| THE REQUEST |
Would you retype, exactly and without the pictures, the lines between the line holding "Write a web" and the line holding "const yTitle = 'Количество дел';", inclusive, and nothing else?

| RECORDS FOR THIS EXERCISE |
┄┄┄┄┄┄┄┄┄┄┄┄┄┄┄┄┄┄┄┄
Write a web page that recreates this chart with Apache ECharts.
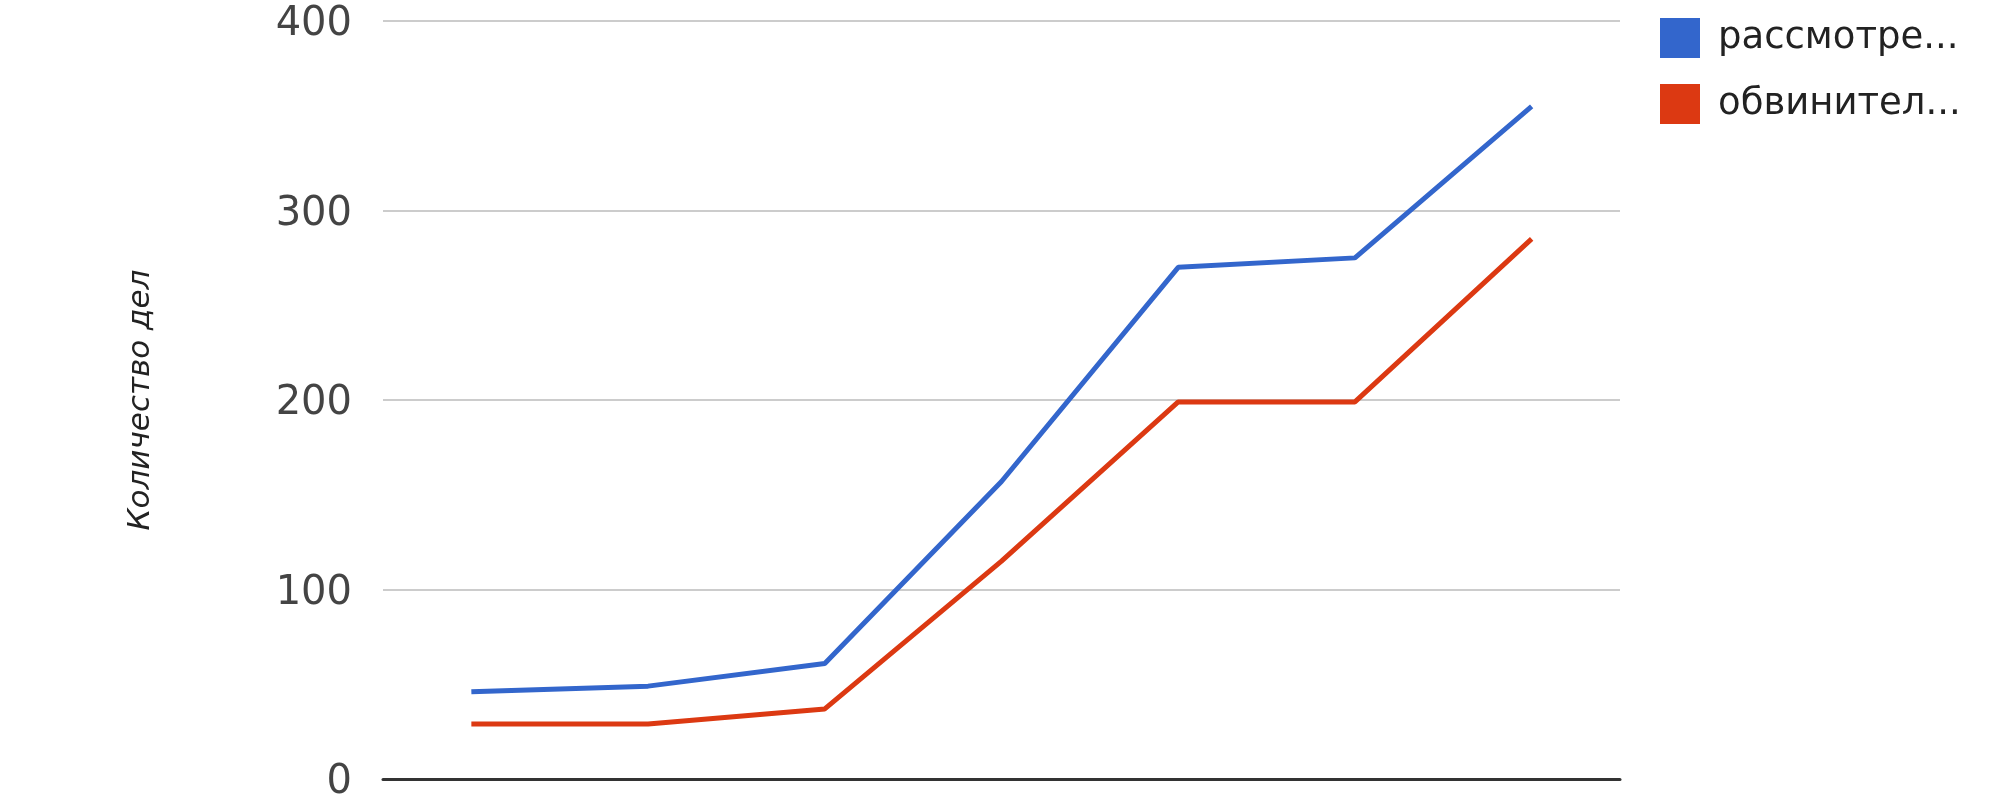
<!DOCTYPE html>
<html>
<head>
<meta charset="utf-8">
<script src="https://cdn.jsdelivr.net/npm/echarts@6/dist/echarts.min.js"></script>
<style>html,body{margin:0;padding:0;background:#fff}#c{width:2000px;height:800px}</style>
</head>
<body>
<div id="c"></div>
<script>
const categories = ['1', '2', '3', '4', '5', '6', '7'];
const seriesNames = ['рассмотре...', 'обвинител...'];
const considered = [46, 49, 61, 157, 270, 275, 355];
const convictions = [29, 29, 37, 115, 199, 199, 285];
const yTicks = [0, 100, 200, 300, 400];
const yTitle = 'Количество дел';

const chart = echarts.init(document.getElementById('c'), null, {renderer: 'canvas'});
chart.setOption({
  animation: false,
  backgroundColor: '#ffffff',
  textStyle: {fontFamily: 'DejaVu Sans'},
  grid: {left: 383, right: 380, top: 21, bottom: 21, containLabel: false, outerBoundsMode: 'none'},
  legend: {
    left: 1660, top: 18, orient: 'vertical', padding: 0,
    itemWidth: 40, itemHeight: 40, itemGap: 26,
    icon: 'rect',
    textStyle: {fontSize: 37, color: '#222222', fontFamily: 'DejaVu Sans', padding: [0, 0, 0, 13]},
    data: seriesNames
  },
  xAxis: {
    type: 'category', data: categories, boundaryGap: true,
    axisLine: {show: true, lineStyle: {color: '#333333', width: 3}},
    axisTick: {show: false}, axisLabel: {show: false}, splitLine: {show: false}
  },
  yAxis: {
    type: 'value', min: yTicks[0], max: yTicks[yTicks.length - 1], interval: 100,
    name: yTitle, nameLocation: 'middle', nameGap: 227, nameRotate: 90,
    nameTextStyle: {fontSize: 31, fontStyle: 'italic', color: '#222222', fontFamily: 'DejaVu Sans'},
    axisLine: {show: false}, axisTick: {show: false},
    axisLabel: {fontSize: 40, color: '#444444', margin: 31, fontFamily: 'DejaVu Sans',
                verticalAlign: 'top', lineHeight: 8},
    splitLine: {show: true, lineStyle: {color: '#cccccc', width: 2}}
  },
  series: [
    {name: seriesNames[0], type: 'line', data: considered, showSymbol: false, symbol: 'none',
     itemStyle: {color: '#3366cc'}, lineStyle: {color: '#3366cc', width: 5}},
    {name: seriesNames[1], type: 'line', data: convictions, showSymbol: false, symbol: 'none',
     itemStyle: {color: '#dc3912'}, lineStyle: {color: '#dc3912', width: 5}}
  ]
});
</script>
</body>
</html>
┄┄┄┄┄┄┄┄┄┄┄┄┄┄┄┄┄┄┄┄
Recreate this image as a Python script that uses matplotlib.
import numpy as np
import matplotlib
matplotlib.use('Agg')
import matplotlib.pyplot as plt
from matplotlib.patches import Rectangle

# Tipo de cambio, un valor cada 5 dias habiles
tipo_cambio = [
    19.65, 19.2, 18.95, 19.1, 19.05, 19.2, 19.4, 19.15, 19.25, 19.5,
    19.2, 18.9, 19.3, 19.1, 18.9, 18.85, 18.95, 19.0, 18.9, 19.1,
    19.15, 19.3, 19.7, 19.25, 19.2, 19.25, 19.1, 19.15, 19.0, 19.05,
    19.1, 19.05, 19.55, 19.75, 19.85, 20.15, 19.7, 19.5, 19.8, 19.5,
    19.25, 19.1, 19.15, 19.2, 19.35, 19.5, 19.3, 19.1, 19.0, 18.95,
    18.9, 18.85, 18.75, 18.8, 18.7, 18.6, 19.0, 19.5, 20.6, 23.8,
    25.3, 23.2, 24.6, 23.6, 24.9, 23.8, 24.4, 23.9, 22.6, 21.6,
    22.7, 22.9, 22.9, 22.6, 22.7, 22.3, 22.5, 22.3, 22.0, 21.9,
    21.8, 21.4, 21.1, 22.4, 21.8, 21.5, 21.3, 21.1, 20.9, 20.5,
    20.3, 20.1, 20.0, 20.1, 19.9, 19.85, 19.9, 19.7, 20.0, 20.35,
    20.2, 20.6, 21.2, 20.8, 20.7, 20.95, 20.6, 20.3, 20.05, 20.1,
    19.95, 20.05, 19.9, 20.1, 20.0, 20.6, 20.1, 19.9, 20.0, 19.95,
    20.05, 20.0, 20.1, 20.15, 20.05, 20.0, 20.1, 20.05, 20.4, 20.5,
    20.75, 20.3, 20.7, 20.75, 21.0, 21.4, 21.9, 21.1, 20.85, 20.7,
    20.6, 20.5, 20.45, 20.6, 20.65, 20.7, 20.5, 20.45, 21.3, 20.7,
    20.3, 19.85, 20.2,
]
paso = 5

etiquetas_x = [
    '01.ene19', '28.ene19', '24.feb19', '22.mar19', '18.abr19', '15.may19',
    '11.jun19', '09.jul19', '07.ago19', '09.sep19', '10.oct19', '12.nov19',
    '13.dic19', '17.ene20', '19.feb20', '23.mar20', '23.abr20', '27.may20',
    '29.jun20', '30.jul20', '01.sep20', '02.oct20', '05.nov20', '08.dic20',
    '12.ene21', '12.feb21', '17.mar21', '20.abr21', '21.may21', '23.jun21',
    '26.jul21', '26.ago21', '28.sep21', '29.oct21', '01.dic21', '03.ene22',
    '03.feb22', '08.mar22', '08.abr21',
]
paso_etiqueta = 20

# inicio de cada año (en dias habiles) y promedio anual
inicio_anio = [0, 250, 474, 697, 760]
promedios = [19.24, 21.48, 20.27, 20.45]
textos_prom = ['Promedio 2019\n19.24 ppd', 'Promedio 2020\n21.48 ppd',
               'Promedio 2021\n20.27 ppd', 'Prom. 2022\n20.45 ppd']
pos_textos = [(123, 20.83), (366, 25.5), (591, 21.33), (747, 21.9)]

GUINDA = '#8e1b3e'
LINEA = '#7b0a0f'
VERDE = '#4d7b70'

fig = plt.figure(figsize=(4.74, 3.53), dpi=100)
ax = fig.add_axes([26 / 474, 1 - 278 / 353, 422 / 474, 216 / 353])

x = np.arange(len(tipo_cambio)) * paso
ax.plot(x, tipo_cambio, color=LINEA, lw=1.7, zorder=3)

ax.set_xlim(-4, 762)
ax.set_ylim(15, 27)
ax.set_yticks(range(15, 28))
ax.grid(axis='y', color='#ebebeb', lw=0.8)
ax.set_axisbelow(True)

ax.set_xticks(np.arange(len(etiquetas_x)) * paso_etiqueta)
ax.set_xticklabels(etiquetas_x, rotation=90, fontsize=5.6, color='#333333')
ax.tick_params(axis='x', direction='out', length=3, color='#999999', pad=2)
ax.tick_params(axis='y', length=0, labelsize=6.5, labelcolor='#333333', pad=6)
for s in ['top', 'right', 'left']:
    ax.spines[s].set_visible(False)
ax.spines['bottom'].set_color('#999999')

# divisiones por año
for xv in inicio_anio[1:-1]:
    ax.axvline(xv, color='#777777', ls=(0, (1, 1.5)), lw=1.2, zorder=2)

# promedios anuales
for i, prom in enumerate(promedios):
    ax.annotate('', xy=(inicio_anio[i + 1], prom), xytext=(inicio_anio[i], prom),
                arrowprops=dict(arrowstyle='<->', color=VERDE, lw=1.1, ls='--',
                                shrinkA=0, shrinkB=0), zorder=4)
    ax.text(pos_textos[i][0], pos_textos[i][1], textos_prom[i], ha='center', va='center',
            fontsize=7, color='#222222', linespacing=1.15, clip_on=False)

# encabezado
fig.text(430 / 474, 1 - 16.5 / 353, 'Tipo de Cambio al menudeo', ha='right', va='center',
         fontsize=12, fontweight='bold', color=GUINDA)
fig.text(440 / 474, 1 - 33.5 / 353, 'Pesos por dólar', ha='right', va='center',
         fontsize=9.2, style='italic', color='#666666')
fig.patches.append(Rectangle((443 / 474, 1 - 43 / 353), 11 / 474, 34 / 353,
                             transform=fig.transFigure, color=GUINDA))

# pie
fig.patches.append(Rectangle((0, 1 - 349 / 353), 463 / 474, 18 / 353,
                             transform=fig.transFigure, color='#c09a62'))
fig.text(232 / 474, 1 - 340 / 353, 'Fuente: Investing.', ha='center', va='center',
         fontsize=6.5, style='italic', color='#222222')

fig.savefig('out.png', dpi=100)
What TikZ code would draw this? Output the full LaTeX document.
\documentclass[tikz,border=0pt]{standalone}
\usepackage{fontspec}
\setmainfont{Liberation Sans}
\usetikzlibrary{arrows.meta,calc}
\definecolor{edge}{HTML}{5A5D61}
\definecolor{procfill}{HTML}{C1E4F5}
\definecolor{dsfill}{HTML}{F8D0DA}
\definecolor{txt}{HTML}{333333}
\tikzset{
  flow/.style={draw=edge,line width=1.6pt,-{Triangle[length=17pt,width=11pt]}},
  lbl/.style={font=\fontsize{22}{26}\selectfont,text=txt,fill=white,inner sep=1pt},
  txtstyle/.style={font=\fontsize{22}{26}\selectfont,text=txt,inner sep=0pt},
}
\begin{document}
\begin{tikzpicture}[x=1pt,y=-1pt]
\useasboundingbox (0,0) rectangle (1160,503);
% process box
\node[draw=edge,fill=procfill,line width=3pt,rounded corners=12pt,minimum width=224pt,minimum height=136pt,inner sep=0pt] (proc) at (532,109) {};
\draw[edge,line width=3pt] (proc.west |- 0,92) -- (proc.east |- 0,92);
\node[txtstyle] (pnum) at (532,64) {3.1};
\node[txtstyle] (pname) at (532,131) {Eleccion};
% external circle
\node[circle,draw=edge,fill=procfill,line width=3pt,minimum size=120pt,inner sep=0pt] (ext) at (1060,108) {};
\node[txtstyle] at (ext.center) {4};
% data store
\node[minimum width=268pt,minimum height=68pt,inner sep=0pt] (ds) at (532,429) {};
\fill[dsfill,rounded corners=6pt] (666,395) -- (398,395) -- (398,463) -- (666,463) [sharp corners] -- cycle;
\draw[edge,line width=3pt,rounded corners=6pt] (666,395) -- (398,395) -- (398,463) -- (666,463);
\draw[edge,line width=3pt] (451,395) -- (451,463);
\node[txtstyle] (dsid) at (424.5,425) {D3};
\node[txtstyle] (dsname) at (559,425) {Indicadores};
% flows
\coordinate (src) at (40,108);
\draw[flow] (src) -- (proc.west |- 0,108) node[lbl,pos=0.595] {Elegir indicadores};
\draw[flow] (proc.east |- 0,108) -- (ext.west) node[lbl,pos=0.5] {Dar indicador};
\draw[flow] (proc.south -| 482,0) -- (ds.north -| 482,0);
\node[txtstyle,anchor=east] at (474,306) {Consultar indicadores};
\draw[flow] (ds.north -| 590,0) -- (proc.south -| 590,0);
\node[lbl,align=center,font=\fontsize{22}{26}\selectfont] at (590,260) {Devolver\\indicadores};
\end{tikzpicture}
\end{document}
┄┄┄┄┄┄┄┄┄┄┄┄┄┄┄┄┄┄┄┄
| EXERCISE RESULT |
Write a web page that recreates this chart with Apache ECharts.
<!DOCTYPE html>
<html>
<head>
<meta charset="utf-8">
<script src="https://cdn.jsdelivr.net/npm/echarts@6/dist/echarts.min.js"></script>
<style>html,body{margin:0;padding:0;background:#fff}#c{width:2000px;height:800px}</style>
</head>
<body>
<div id="c"></div>
<script>
const categories = ['1', '2', '3', '4', '5', '6', '7'];
const seriesNames = ['рассмотре...', 'обвинител...'];
const considered = [46, 49, 61, 157, 270, 275, 355];
const convictions = [29, 29, 37, 115, 199, 199, 285];
const yTicks = [0, 100, 200, 300, 400];
const yTitle = 'Количество дел';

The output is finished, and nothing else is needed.